The Battery Fleet Comes of Age
Over the last three years, the Electric Reliability Council of Texas (ERCOT) has transitioned from a grid heavily reliant solely on rapid-start gas peaker plants for evening grid balancing, to one supported by thousands of megawatts of lithium-ion utility-scale storage.
By February 2026, total installed battery capacity connected to the main Texas grid surpassed 7,500 MW. During a brief but intense winter weather system that caused early morning heating demand to spike alongside a steep drop in wind generation, the battery fleet proved its worth by discharging 4,100 MW of power onto the grid—setting a new operational record.
Translating Megawatts to Dollars
In Texas\'s energy-only market design, scarcity pricing is an intentional mechanism used to incentivize power generators to come online during tight conditions. When operating reserves drop below specific thresholds, the Operating Reserve Demand Curve (ORDC) kicks in, pushing wholesale prices from $30/MWh up to $5,000/MWh.
| Market Event | Pre-BESS Era (2022) | Current Market (2026) |
|---|---|---|
| Net-Load Ramp (Sunset) | Severe Scarcity Spikes | Smoothed by Battery Discharge |
| Regulation Down Serv. | High clearing prices | Lowered by BESS participation |
| Index Price Risk | Catastrophic exposure | Manageable / Capped |
*Comparing structural market responses to similar winter evening net-load ramps.
What This Means for Retail Procurement
For large commercial and industrial (C&I) buyers, the rise of the battery fleet makes structured wholesale purchasing slightly less terrifying.
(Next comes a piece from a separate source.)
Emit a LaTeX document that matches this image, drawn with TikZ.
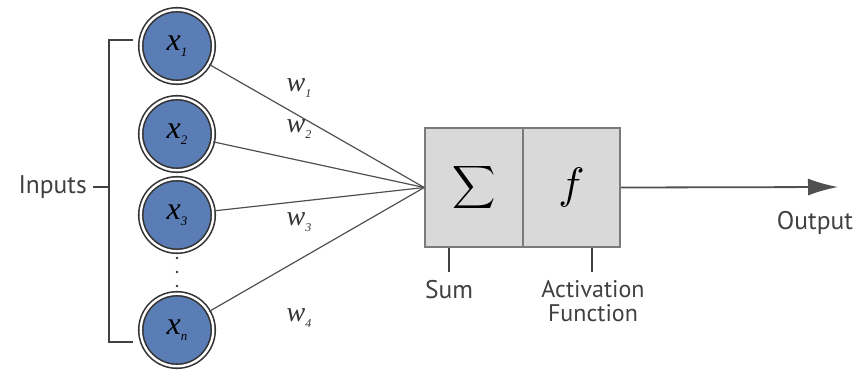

While securing a fixed-rate supply contract remains the safest budget strategy, the "tails" of the risk probability curve—the threat of sustained, multi-hour $5,000/MWh pricing—are being steadily neutralized by storage discharging instantly during the tightest localized intervals.
However, buyers should not over-correct. Most current battery installations in Texas are short-duration (1-2 hours). While they excel at smoothing out the daily "duck curve" sunset transition, they cannot sustain the grid during a multi-day generator freeze-off like Winter Storm Uri.